TASK MATERIAL =>
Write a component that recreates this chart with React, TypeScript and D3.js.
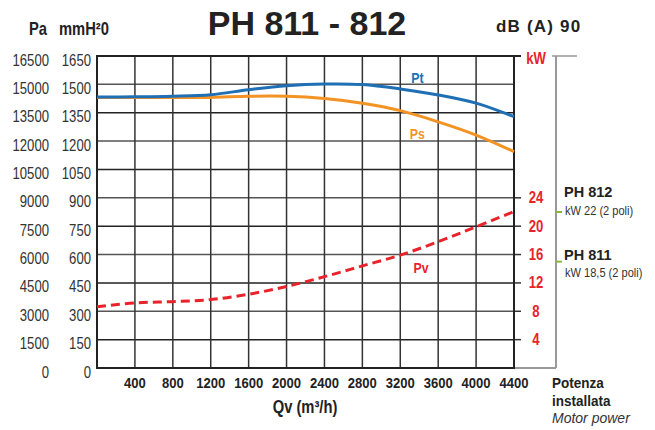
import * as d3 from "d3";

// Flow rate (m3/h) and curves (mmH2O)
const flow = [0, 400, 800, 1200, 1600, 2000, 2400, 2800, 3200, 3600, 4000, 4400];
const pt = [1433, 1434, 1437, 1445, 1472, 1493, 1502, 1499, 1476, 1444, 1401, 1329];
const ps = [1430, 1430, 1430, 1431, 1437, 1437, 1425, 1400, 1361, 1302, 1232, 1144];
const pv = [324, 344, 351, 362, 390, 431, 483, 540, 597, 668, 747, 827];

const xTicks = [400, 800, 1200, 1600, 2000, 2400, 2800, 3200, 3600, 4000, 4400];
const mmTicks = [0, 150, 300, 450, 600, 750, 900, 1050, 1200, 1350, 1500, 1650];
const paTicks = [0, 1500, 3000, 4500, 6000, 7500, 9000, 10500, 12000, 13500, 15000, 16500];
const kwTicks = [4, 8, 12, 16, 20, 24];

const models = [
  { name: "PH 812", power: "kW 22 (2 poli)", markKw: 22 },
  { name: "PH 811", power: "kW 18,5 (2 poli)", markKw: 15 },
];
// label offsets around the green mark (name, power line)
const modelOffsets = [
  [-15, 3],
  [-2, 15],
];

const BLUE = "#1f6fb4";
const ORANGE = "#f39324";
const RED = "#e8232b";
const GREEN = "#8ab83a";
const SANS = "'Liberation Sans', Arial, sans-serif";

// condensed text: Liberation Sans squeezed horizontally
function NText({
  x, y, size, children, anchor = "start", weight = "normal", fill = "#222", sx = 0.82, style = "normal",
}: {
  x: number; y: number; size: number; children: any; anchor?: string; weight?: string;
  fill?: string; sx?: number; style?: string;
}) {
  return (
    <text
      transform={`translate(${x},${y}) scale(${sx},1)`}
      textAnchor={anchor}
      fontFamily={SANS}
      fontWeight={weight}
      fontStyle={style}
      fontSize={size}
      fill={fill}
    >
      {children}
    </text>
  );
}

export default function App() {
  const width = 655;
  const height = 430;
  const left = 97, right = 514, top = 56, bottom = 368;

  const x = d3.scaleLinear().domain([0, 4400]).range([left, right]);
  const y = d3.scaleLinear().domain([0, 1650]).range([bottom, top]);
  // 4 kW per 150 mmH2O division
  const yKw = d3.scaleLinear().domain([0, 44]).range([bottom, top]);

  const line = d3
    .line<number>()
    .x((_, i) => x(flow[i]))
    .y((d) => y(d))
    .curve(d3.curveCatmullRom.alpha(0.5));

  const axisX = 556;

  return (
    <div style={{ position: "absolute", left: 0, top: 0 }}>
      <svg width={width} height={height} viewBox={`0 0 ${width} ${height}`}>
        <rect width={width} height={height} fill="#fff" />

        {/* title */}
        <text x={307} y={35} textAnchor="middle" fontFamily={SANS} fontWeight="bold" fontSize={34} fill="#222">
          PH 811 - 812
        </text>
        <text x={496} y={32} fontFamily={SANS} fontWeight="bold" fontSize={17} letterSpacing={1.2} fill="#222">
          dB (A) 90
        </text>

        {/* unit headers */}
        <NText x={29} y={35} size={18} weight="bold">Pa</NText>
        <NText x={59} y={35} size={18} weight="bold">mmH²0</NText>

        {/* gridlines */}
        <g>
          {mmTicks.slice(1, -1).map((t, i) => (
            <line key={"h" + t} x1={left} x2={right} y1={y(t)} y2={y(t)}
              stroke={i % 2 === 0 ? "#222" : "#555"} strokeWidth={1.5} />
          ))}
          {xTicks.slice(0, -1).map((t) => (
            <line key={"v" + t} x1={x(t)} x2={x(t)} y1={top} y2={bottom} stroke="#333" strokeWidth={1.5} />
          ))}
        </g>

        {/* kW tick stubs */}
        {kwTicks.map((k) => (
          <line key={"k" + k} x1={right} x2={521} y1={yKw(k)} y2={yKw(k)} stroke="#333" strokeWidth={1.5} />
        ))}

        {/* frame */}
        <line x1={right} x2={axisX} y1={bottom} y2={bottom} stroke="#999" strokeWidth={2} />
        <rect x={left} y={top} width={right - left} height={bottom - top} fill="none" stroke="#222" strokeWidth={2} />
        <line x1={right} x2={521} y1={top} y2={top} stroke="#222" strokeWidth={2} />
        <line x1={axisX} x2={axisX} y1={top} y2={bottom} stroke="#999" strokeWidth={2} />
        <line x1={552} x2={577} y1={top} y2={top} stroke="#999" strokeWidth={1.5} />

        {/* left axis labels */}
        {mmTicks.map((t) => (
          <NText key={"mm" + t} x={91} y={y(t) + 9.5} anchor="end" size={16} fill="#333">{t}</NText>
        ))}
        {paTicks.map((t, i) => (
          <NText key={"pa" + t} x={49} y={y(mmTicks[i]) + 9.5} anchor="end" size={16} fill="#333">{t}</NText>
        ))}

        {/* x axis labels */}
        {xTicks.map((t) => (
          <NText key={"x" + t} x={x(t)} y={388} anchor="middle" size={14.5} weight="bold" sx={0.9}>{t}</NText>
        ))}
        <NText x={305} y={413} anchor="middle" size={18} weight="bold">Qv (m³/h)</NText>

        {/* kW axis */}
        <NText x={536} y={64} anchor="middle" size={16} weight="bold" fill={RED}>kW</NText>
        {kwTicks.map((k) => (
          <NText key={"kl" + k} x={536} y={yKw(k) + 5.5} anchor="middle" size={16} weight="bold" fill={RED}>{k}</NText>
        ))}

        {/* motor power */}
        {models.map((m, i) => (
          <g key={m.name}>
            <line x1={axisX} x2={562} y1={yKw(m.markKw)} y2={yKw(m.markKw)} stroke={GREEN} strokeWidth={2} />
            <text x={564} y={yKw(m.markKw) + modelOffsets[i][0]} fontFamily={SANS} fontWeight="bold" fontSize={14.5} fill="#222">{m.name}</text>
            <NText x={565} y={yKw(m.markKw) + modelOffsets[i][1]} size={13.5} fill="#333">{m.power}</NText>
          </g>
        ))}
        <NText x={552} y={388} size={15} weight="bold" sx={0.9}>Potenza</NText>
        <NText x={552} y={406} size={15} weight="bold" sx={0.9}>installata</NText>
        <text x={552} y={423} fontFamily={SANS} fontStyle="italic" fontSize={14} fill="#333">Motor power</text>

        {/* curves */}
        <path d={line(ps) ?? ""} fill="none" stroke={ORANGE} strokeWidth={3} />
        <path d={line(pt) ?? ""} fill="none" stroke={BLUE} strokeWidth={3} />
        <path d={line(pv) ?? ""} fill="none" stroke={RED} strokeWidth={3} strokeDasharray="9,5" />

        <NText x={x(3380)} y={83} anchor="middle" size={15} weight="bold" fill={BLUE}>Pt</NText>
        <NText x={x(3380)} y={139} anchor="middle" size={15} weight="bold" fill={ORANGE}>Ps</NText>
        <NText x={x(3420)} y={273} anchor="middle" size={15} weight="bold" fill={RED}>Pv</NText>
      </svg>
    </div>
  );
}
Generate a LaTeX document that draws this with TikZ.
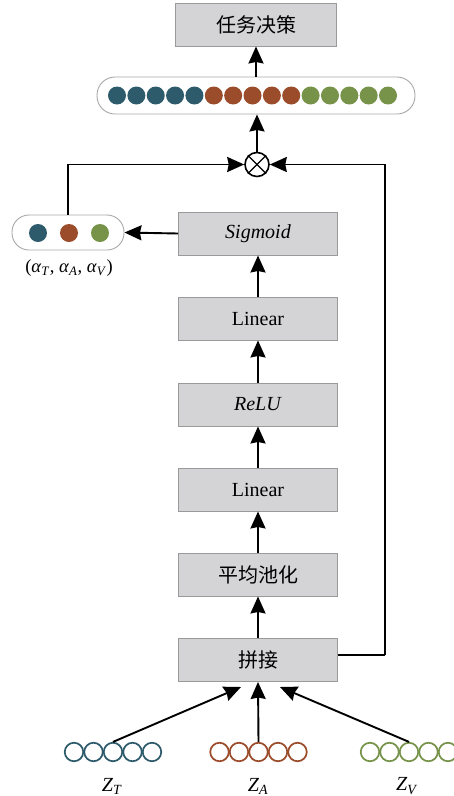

WHAT YOU WILL DO => Select every line above that contains the word "this", and copy it.

THE REPLY =>
Write a component that recreates this chart with React, TypeScript and D3.js.
Generate a LaTeX document that draws this with TikZ.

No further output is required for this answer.